Stated task: Write the records below out in full, character for character, with no pictures.

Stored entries
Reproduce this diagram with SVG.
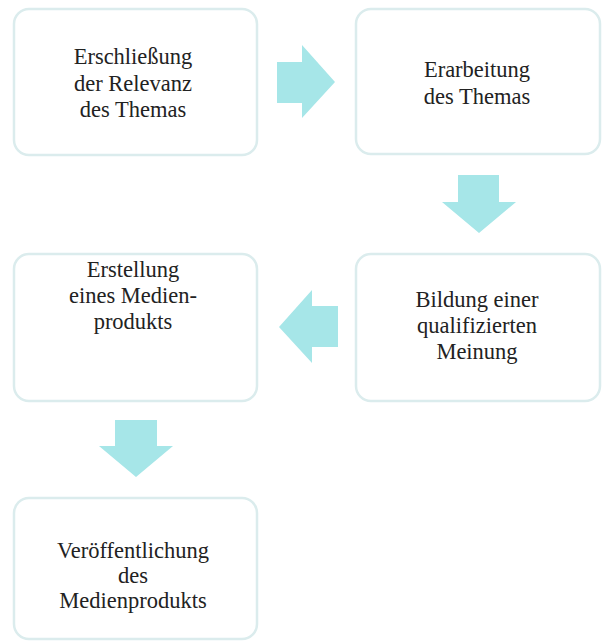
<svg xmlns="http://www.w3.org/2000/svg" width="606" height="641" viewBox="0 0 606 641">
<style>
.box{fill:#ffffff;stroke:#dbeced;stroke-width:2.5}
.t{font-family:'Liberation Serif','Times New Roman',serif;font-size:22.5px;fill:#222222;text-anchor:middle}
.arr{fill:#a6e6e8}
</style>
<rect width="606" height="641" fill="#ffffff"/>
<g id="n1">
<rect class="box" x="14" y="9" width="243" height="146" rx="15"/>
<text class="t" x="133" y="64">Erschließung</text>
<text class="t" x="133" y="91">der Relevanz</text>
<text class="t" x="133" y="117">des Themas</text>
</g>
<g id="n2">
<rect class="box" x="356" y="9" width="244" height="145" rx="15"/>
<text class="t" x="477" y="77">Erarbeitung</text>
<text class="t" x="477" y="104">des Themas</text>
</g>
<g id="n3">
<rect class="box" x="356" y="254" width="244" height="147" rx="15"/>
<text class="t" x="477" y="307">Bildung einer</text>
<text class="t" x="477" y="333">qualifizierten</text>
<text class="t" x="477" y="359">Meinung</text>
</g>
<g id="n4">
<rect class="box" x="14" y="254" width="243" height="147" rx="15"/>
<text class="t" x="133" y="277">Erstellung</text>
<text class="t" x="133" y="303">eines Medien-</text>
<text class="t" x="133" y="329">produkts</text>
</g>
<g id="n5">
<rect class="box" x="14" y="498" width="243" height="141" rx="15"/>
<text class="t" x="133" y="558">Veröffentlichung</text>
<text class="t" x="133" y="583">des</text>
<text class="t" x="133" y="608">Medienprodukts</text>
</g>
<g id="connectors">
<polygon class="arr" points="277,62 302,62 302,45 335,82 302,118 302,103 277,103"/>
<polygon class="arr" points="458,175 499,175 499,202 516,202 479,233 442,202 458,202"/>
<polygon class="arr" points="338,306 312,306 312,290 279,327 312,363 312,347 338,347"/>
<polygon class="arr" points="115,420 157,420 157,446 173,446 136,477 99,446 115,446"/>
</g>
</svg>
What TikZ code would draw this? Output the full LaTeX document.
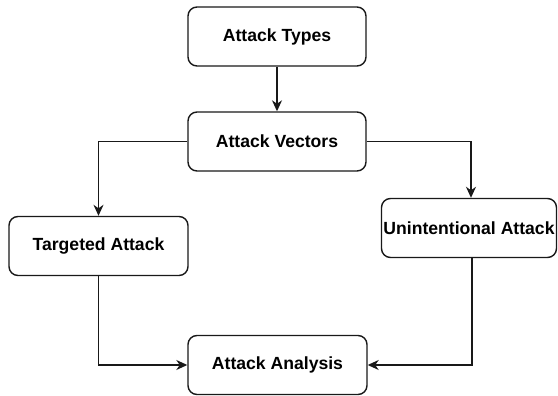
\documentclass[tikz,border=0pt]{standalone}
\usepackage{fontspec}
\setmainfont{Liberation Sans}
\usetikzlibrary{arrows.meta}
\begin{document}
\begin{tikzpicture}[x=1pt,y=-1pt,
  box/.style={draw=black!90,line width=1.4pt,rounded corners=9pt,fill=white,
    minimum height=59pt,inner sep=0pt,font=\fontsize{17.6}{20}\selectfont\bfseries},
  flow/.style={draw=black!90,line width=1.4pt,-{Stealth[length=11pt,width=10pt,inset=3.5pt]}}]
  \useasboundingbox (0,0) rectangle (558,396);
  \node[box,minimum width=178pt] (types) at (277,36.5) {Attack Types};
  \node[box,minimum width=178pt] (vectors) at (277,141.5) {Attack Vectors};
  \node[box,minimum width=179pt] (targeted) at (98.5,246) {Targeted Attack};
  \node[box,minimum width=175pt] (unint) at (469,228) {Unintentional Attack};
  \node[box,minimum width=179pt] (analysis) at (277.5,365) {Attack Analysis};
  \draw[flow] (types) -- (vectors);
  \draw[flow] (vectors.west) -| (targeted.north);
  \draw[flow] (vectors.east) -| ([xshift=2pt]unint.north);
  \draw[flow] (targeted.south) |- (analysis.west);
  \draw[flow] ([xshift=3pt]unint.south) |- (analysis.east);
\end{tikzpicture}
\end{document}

Full solution:
Reproduce this diagram with SVG.
<svg xmlns="http://www.w3.org/2000/svg" width="606" height="641" viewBox="0 0 606 641">
<style>
.box{fill:#ffffff;stroke:#dbeced;stroke-width:2.5}
.t{font-family:'Liberation Serif','Times New Roman',serif;font-size:22.5px;fill:#222222;text-anchor:middle}
.arr{fill:#a6e6e8}
</style>
<rect width="606" height="641" fill="#ffffff"/>
<g id="n1">
<rect class="box" x="14" y="9" width="243" height="146" rx="15"/>
<text class="t" x="133" y="64">Erschließung</text>
<text class="t" x="133" y="91">der Relevanz</text>
<text class="t" x="133" y="117">des Themas</text>
</g>
<g id="n2">
<rect class="box" x="356" y="9" width="244" height="145" rx="15"/>
<text class="t" x="477" y="77">Erarbeitung</text>
<text class="t" x="477" y="104">des Themas</text>
</g>
<g id="n3">
<rect class="box" x="356" y="254" width="244" height="147" rx="15"/>
<text class="t" x="477" y="307">Bildung einer</text>
<text class="t" x="477" y="333">qualifizierten</text>
<text class="t" x="477" y="359">Meinung</text>
</g>
<g id="n4">
<rect class="box" x="14" y="254" width="243" height="147" rx="15"/>
<text class="t" x="133" y="277">Erstellung</text>
<text class="t" x="133" y="303">eines Medien-</text>
<text class="t" x="133" y="329">produkts</text>
</g>
<g id="n5">
<rect class="box" x="14" y="498" width="243" height="141" rx="15"/>
<text class="t" x="133" y="558">Veröffentlichung</text>
<text class="t" x="133" y="583">des</text>
<text class="t" x="133" y="608">Medienprodukts</text>
</g>
<g id="connectors">
<polygon class="arr" points="277,62 302,62 302,45 335,82 302,118 302,103 277,103"/>
<polygon class="arr" points="458,175 499,175 499,202 516,202 479,233 442,202 458,202"/>
<polygon class="arr" points="338,306 312,306 312,290 279,327 312,363 312,347 338,347"/>
<polygon class="arr" points="115,420 157,420 157,446 173,446 136,477 99,446 115,446"/>
</g>
</svg>
What TikZ code would draw this? Output the full LaTeX document.
\documentclass[tikz,border=0pt]{standalone}
\usepackage{fontspec}
\setmainfont{Liberation Sans}
\usetikzlibrary{arrows.meta}
\begin{document}
\begin{tikzpicture}[x=1pt,y=-1pt,
  box/.style={draw=black!90,line width=1.4pt,rounded corners=9pt,fill=white,
    minimum height=59pt,inner sep=0pt,font=\fontsize{17.6}{20}\selectfont\bfseries},
  flow/.style={draw=black!90,line width=1.4pt,-{Stealth[length=11pt,width=10pt,inset=3.5pt]}}]
  \useasboundingbox (0,0) rectangle (558,396);
  \node[box,minimum width=178pt] (types) at (277,36.5) {Attack Types};
  \node[box,minimum width=178pt] (vectors) at (277,141.5) {Attack Vectors};
  \node[box,minimum width=179pt] (targeted) at (98.5,246) {Targeted Attack};
  \node[box,minimum width=175pt] (unint) at (469,228) {Unintentional Attack};
  \node[box,minimum width=179pt] (analysis) at (277.5,365) {Attack Analysis};
  \draw[flow] (types) -- (vectors);
  \draw[flow] (vectors.west) -| (targeted.north);
  \draw[flow] (vectors.east) -| ([xshift=2pt]unint.north);
  \draw[flow] (targeted.south) |- (analysis.west);
  \draw[flow] ([xshift=3pt]unint.south) |- (analysis.east);
\end{tikzpicture}
\end{document}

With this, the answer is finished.